-- Begin --

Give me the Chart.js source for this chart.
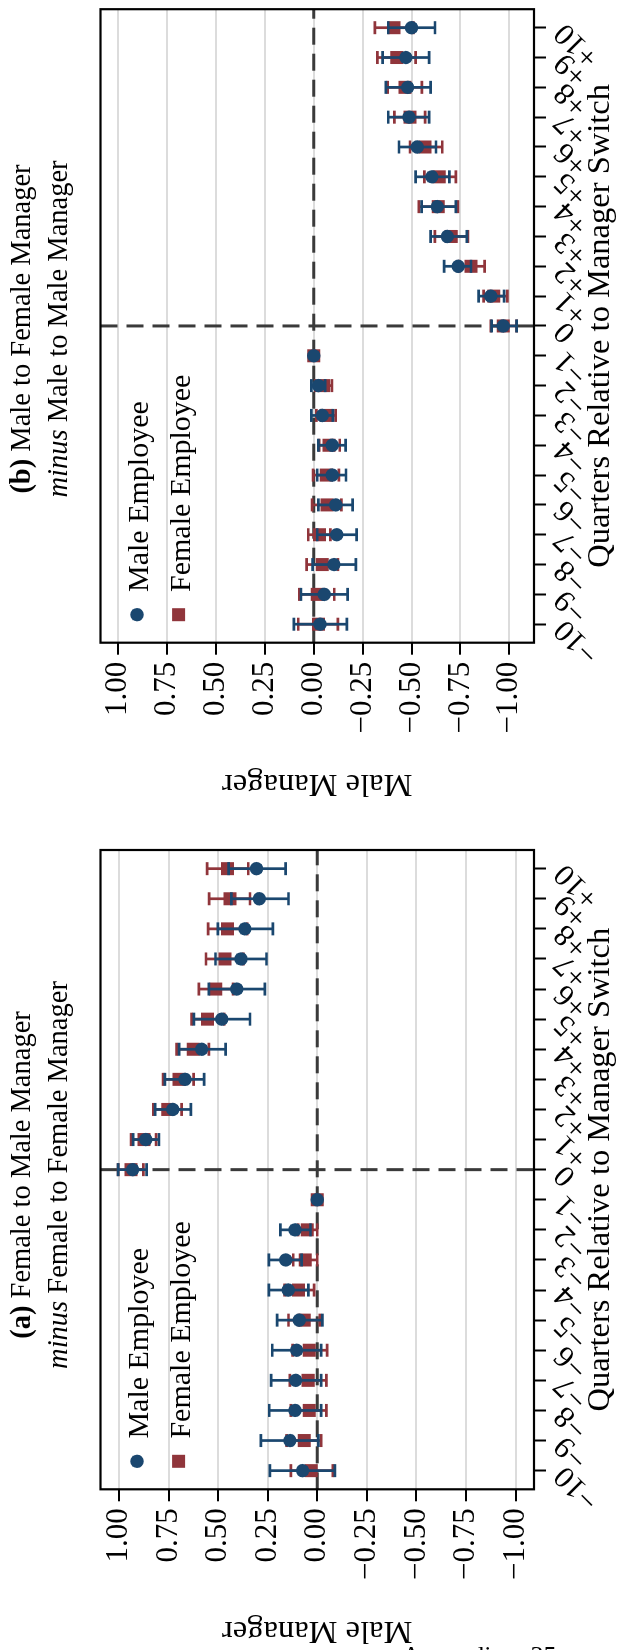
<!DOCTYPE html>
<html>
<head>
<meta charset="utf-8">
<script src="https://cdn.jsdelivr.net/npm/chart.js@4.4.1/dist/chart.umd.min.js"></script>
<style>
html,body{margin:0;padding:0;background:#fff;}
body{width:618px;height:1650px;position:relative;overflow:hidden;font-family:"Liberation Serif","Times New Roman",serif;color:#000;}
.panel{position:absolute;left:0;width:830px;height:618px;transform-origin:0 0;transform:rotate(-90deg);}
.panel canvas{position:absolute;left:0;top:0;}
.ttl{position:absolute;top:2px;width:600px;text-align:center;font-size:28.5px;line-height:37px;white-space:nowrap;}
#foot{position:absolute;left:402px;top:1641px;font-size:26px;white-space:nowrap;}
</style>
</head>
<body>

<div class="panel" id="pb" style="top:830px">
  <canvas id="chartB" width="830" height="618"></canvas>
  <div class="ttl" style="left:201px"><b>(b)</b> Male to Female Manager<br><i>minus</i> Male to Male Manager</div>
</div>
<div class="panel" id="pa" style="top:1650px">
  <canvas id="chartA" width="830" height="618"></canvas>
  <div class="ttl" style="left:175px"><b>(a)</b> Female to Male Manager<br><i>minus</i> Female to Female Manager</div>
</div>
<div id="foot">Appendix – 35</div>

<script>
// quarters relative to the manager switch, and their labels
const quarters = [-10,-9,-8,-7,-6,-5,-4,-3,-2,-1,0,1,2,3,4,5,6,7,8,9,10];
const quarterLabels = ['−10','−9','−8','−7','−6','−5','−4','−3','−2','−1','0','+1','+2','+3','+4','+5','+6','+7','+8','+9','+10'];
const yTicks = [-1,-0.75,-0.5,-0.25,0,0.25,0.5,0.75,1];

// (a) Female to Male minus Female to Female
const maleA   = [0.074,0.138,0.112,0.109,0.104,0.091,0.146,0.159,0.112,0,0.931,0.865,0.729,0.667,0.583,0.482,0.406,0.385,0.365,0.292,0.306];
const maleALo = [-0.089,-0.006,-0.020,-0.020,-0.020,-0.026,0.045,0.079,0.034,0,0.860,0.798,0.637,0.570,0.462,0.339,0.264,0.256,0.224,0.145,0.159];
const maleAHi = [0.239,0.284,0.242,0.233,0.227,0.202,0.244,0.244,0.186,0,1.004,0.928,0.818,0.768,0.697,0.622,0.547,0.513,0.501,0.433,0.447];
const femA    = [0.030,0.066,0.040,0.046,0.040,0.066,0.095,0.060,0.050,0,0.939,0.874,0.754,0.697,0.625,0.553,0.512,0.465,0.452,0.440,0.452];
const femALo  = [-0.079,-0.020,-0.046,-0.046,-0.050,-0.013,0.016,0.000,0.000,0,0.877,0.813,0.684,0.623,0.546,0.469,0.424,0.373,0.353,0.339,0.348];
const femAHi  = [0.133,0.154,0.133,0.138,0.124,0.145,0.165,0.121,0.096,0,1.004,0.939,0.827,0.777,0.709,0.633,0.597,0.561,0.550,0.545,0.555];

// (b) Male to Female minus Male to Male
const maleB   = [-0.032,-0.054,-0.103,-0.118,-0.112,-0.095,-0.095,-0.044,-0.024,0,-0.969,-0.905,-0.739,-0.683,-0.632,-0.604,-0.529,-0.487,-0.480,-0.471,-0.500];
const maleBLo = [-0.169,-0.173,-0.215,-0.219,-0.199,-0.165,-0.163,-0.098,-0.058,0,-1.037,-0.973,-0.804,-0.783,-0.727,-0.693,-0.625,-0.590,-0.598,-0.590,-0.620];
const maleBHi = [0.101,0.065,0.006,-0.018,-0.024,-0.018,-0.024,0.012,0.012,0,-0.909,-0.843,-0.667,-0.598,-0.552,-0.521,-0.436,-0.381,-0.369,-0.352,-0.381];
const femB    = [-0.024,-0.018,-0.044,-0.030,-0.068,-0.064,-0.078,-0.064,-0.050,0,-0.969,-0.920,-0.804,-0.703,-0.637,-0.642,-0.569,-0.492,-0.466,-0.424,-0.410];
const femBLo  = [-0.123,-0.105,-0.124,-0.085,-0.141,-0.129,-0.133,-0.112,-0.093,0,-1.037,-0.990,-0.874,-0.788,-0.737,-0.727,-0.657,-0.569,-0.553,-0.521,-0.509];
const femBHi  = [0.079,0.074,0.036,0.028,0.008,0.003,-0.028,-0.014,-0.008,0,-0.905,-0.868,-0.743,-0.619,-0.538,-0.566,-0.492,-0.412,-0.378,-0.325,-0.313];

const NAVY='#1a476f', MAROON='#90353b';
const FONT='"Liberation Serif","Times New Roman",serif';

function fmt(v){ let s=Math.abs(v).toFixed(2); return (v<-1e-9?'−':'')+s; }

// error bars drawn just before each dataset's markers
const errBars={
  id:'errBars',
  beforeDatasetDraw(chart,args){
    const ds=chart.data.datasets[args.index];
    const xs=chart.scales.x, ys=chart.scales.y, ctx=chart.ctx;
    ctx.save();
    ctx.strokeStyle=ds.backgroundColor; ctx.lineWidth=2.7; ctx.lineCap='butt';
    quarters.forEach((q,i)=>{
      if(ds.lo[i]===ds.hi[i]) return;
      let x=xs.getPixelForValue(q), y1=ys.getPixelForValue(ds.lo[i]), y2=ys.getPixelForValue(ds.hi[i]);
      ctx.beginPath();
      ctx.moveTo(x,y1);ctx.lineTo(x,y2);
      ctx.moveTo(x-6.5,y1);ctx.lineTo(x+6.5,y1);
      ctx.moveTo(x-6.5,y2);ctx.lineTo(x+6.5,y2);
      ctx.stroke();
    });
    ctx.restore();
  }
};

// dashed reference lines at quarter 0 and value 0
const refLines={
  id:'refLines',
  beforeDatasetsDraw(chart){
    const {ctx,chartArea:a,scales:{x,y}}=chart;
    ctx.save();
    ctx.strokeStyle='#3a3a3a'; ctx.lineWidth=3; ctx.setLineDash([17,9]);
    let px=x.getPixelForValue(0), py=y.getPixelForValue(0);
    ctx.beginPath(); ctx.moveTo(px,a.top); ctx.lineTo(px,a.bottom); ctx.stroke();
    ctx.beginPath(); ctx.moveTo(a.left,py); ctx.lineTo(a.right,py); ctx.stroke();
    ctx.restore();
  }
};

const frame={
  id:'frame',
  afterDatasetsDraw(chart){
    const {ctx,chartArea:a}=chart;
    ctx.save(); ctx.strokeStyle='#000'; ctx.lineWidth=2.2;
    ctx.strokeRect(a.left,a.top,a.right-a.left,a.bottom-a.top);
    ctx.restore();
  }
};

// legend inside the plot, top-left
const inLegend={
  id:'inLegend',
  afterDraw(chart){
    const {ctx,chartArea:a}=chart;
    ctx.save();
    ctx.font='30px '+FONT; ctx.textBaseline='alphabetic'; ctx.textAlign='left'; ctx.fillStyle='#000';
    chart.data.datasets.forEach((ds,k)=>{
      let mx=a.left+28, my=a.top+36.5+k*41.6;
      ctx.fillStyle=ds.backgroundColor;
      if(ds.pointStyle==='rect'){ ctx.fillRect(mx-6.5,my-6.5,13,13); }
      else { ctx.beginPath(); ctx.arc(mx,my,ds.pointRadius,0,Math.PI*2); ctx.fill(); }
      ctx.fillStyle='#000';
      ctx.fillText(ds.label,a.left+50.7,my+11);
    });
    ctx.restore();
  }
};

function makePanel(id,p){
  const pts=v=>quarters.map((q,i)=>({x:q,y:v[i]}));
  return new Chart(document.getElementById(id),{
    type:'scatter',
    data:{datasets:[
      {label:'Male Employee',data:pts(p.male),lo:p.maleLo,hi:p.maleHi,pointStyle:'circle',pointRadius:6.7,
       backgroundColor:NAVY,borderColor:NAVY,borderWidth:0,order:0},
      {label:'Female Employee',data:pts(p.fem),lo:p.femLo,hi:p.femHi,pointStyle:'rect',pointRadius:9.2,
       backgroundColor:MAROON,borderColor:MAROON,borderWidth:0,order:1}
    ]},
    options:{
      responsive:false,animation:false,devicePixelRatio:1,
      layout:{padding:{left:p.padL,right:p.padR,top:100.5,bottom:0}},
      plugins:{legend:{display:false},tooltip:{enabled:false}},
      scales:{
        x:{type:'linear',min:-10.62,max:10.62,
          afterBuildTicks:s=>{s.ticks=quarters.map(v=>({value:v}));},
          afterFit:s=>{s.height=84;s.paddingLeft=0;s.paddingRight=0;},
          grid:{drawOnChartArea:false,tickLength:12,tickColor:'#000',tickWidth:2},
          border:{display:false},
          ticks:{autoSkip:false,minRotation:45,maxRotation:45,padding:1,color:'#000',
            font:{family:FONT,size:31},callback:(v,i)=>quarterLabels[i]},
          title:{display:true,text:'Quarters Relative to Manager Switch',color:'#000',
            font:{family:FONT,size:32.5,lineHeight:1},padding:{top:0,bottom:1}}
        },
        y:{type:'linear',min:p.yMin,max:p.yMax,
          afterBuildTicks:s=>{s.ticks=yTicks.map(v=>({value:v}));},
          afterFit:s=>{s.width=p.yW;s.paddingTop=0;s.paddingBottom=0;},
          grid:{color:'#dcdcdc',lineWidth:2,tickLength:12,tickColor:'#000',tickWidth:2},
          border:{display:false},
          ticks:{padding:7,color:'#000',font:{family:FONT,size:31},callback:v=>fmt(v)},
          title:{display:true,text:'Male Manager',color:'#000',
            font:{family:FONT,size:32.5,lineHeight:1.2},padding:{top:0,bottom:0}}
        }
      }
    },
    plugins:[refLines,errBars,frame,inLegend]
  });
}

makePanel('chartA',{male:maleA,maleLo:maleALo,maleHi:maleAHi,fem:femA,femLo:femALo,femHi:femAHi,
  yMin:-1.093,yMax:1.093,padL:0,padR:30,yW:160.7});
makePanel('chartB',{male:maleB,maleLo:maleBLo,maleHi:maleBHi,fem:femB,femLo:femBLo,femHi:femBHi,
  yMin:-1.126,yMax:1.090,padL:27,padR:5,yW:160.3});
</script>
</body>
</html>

-- End --

■ TASK TO CARRY OUT: With the pictures left out, restate word for word every line of the data above, from the first down to the line that contains "const yTicks = [-1,-0.75,-0.5,-0.25,0,0.25,0.5,0.75,1];".

■ RESPONSE FOR THIS EXERCISE:
Give me the Chart.js source for this chart.
<!DOCTYPE html>
<html>
<head>
<meta charset="utf-8">
<script src="https://cdn.jsdelivr.net/npm/chart.js@4.4.1/dist/chart.umd.min.js"></script>
<style>
html,body{margin:0;padding:0;background:#fff;}
body{width:618px;height:1650px;position:relative;overflow:hidden;font-family:"Liberation Serif","Times New Roman",serif;color:#000;}
.panel{position:absolute;left:0;width:830px;height:618px;transform-origin:0 0;transform:rotate(-90deg);}
.panel canvas{position:absolute;left:0;top:0;}
.ttl{position:absolute;top:2px;width:600px;text-align:center;font-size:28.5px;line-height:37px;white-space:nowrap;}
#foot{position:absolute;left:402px;top:1641px;font-size:26px;white-space:nowrap;}
</style>
</head>
<body>

<div class="panel" id="pb" style="top:830px">
  <canvas id="chartB" width="830" height="618"></canvas>
  <div class="ttl" style="left:201px"><b>(b)</b> Male to Female Manager<br><i>minus</i> Male to Male Manager</div>
</div>
<div class="panel" id="pa" style="top:1650px">
  <canvas id="chartA" width="830" height="618"></canvas>
  <div class="ttl" style="left:175px"><b>(a)</b> Female to Male Manager<br><i>minus</i> Female to Female Manager</div>
</div>
<div id="foot">Appendix – 35</div>

<script>
// quarters relative to the manager switch, and their labels
const quarters = [-10,-9,-8,-7,-6,-5,-4,-3,-2,-1,0,1,2,3,4,5,6,7,8,9,10];
const quarterLabels = ['−10','−9','−8','−7','−6','−5','−4','−3','−2','−1','0','+1','+2','+3','+4','+5','+6','+7','+8','+9','+10'];
const yTicks = [-1,-0.75,-0.5,-0.25,0,0.25,0.5,0.75,1];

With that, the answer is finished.